How do you say something in Japanese
We are Aylin and Janka, we are in the 13th grade of the Georg-Christoph-Lichtenberg-Schule. There was no normal school day on Wednesday, August 14th, 2019. A performance artist had already moved into our “flying artist room” on Monday. Now there was a "performance" that should give us a little foretaste of the time ahead with her. Except for a few teachers and students, nobody knew that this day would be any different. We were both among the few who had received at least some information in advance. But now enough of the preface, let's start with the interesting.
So that day we went to school and met at the artist's room, where one of the day's actions was to take place. To our great surprise, we were allowed to take part ourselves - we had assumed that we would only interview a few people and take pictures. Everyone who was supposed to take part in the performance besides us was “called” in a different way. Peter from the 6th grade told us about this in retrospect: "And then the announcement came that we should raise our left arm and reach under our chair." Nobody had any idea what would happen next.
We were admitted one by one into the artist's room, which increased the tension, especially among the younger ones. After entering, we were asked without words to take off our shoes and wash our hands. As we then entered the next, larger room, each of us wondered where we had gotten into. It looked religious, if not sectarian. Mats were laid out on the floor with small tables in front of them. On each table there was a bowl of white powder, an empty glass and an empty plate. When everyone was finally in the room, we were greeted in Japanese. Everyone in the room happened to be able to speak Japanese - no of course not! Not one. Two women - one of whom was the artist - poured water into our empty glasses. Only the gestures made during the Japanese instructions gave us an understanding of what to do. So we put the white powder with water in the empty plate and kneaded it. After kneading, we were able to form balls out of it, which were then collected. We repeated the procedure three times.
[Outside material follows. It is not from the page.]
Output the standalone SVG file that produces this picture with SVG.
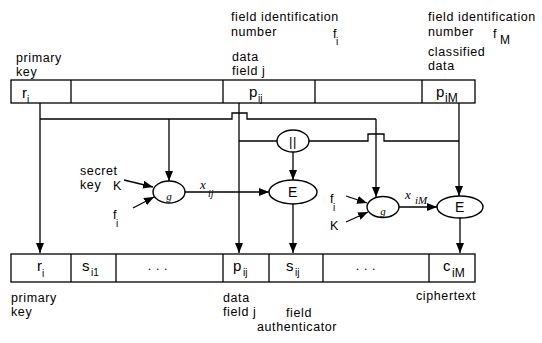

A green powder was added the second time and pink powder the third time. Over time the atmosphere became more relaxed and it was explained more and more in German. So we learned that the white powder was rice flour, the green powder was matcha and the pink powder was strawberry cocoa. So the balls were rice balls, which was the Japanese favorite candy of the man who guided us. We then handed them over in the second major break at the grand finale.